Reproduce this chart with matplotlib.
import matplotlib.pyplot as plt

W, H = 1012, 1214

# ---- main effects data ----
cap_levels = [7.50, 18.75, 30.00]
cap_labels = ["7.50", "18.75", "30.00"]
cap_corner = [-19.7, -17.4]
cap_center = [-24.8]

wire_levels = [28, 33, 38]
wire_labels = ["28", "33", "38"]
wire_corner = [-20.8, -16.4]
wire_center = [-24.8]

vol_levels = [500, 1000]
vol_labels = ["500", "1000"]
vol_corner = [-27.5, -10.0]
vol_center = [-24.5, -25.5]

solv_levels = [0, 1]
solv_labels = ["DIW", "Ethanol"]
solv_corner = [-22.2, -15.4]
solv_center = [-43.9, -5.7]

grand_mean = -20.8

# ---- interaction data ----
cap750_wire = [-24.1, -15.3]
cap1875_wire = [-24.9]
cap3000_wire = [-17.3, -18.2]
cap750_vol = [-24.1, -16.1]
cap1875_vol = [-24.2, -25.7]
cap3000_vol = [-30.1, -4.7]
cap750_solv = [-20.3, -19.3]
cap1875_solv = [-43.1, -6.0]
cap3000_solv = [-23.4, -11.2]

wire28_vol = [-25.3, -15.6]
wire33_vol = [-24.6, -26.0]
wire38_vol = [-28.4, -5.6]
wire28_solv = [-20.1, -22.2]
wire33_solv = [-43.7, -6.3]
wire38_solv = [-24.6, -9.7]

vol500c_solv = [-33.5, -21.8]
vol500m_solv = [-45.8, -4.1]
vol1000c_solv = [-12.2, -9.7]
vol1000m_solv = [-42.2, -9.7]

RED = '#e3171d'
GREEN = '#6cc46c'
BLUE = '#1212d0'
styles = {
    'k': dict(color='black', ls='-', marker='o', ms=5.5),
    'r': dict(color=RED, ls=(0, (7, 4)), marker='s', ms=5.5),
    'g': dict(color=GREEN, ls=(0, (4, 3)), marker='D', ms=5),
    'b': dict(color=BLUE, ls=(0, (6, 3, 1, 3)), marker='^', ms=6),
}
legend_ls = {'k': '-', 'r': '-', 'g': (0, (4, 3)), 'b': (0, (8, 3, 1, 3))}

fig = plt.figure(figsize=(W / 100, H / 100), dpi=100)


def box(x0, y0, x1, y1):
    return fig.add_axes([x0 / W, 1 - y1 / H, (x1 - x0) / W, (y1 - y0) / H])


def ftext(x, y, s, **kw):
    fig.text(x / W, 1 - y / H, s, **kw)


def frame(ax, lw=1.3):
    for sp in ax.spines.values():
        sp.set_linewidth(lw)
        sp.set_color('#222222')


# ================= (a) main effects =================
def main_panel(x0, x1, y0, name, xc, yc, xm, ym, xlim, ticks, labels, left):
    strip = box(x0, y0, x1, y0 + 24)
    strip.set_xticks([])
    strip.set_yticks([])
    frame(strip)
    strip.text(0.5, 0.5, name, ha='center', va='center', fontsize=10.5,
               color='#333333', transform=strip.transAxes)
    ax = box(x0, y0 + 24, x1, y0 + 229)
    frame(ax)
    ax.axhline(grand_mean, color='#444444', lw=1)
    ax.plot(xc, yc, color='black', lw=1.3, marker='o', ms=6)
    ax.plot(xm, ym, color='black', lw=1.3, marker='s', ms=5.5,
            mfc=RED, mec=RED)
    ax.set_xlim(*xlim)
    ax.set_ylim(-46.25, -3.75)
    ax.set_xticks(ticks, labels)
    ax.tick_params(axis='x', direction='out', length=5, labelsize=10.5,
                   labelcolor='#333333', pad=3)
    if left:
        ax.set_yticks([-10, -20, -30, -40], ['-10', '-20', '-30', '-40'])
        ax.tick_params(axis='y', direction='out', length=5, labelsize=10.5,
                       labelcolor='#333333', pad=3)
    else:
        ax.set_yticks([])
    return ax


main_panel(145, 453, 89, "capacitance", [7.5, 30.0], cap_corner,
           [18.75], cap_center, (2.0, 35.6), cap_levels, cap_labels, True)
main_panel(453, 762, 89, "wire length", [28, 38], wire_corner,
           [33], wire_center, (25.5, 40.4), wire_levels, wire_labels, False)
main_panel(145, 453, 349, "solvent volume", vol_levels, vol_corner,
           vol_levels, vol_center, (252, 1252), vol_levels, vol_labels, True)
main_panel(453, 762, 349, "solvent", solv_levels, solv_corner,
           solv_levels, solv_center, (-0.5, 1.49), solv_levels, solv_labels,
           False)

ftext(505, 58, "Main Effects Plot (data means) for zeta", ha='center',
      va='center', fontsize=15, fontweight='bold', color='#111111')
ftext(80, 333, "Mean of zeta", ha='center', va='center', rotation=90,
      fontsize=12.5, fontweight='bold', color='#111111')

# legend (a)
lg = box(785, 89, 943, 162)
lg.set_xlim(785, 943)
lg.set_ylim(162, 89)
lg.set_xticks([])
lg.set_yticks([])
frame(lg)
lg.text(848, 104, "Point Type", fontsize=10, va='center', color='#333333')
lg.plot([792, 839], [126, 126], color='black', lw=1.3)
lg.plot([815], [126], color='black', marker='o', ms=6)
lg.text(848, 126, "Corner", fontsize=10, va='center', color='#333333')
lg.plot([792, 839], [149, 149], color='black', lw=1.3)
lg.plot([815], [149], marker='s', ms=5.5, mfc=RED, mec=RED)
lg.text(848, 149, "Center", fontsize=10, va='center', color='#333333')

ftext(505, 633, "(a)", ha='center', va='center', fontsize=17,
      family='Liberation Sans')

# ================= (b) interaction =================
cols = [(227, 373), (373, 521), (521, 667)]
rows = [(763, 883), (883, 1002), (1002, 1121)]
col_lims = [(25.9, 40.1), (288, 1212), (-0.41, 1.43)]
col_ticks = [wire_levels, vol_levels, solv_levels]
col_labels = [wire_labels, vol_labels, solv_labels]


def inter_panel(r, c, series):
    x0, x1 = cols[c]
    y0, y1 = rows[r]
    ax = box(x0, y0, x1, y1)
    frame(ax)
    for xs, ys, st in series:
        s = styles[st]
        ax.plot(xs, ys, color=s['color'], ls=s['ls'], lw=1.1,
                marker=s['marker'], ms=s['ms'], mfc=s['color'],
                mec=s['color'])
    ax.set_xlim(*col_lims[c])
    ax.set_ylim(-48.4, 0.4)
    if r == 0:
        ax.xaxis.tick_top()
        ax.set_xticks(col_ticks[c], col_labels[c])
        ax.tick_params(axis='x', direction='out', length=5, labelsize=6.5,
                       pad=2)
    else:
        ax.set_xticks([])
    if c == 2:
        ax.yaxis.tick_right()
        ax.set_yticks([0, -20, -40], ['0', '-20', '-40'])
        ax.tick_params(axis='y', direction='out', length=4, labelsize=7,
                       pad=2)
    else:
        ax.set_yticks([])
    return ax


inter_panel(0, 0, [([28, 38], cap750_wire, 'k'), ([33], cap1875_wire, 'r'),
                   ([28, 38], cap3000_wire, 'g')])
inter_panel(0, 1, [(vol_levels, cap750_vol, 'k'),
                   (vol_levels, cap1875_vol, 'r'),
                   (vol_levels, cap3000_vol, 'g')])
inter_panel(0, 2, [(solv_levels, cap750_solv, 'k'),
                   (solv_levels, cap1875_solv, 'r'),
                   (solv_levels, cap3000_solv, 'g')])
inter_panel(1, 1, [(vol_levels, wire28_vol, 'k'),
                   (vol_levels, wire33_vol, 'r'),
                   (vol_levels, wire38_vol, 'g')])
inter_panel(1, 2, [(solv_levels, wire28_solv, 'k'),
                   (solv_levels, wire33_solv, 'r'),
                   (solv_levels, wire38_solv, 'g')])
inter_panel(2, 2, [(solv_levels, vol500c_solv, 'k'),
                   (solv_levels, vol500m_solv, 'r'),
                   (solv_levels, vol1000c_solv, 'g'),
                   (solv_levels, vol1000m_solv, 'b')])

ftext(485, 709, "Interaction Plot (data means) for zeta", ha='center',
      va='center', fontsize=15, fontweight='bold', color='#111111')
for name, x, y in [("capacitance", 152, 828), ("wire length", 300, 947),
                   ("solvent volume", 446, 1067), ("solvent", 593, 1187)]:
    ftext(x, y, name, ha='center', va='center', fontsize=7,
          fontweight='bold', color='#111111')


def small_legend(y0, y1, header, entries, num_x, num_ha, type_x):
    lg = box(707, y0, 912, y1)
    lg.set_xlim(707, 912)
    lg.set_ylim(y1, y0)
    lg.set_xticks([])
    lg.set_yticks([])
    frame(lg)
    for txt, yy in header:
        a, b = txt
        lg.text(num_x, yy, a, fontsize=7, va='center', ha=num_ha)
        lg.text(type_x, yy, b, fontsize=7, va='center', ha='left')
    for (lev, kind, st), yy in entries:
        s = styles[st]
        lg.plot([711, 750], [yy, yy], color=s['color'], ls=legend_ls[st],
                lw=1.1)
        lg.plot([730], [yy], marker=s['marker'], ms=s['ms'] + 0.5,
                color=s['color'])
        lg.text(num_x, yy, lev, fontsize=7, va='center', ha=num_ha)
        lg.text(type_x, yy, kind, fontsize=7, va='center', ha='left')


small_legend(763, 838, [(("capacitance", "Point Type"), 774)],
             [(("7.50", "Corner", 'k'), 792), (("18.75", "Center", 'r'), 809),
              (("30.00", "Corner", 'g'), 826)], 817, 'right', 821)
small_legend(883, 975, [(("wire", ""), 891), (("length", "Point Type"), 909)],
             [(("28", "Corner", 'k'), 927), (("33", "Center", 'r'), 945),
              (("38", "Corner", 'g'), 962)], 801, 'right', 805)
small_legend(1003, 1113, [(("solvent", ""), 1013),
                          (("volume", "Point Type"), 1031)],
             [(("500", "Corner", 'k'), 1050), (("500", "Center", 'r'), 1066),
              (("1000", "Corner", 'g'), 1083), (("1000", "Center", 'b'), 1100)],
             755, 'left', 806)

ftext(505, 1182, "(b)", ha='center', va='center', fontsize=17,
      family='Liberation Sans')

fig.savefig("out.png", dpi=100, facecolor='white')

* * *

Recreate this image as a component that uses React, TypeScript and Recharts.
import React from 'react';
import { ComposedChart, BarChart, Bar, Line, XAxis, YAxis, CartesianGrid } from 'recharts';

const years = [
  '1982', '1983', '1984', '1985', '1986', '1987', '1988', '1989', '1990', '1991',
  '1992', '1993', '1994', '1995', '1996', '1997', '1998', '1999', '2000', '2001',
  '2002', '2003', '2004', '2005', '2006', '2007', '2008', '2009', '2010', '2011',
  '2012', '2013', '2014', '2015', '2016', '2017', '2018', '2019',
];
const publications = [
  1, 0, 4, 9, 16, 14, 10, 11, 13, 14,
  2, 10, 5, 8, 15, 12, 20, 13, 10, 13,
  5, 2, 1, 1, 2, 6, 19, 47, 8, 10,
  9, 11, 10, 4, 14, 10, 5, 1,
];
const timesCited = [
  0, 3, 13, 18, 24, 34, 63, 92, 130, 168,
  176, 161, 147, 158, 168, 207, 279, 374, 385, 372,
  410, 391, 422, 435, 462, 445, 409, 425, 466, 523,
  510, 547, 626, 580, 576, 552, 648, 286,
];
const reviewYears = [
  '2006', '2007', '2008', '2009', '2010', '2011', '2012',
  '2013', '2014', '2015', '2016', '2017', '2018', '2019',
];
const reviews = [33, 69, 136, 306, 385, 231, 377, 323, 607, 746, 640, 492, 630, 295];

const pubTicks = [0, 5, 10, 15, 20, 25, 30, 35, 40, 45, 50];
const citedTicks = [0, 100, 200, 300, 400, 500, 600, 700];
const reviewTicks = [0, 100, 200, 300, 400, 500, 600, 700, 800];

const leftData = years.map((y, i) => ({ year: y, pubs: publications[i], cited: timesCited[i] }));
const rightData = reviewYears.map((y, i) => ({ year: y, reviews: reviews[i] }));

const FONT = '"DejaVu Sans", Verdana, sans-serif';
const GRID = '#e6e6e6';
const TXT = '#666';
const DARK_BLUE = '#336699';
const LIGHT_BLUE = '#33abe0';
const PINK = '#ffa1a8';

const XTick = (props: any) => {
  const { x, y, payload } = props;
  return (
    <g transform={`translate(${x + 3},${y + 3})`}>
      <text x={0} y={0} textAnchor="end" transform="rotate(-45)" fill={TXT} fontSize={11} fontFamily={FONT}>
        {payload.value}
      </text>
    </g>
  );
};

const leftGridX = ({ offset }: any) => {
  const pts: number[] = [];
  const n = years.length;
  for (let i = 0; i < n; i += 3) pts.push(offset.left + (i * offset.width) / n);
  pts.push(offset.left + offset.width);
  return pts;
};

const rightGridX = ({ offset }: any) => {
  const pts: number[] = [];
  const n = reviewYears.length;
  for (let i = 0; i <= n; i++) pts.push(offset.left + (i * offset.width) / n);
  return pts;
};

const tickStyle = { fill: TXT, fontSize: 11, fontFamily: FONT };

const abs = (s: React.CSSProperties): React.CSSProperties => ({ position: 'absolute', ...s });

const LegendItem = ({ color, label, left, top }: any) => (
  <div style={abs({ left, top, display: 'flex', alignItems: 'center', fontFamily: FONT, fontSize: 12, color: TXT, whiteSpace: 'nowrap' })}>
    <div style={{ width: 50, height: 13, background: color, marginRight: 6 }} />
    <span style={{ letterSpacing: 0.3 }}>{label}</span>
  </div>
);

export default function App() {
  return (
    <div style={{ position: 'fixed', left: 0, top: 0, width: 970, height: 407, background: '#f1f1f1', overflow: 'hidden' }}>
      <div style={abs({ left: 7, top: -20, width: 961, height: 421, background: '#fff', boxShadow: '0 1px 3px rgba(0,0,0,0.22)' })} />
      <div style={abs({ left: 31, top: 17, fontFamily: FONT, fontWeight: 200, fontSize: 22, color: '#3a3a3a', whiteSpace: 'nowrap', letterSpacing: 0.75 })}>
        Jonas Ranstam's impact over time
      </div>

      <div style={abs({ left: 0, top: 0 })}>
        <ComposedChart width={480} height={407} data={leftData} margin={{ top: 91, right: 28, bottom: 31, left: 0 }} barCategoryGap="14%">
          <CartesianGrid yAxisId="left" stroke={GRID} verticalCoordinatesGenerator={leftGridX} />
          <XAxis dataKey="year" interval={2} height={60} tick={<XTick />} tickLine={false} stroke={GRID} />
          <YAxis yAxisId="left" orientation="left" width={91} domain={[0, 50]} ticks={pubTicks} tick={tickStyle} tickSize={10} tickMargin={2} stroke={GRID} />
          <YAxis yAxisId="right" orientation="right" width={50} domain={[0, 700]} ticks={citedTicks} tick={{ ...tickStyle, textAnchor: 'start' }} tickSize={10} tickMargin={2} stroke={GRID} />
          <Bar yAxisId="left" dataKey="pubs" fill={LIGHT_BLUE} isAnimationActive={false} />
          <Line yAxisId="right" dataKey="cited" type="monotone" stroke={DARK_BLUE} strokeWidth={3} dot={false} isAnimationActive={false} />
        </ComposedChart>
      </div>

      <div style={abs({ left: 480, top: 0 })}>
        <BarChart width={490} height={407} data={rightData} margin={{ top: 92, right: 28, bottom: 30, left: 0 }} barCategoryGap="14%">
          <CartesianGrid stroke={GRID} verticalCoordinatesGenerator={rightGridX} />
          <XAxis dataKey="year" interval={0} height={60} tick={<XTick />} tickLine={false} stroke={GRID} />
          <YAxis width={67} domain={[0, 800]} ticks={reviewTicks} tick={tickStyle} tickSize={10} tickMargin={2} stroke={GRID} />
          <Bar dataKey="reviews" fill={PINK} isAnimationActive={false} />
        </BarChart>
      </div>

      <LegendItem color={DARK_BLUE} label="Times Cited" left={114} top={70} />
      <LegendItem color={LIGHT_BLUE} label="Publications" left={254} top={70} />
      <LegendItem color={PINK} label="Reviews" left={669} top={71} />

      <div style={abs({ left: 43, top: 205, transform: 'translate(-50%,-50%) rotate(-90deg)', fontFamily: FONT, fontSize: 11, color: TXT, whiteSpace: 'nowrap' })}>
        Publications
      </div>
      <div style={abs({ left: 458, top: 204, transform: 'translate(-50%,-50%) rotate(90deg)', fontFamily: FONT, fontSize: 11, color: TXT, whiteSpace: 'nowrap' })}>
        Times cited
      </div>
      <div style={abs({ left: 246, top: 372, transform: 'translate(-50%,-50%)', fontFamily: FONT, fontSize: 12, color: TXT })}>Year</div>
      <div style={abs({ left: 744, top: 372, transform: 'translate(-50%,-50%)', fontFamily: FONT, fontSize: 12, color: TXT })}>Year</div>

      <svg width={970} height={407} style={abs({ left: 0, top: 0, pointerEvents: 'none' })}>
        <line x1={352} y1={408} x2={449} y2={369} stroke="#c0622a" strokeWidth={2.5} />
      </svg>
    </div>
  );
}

Task details
Repeat word for word the stretch of lines from the one with "Recreate this image" down to the one with "XAxis, YAxis, CartesianGrid", both included.

Written answer
Recreate this image as a component that uses React, TypeScript and Recharts.
import React from 'react';
import { ComposedChart, BarChart, Bar, Line, XAxis, YAxis, CartesianGrid } from 'recharts';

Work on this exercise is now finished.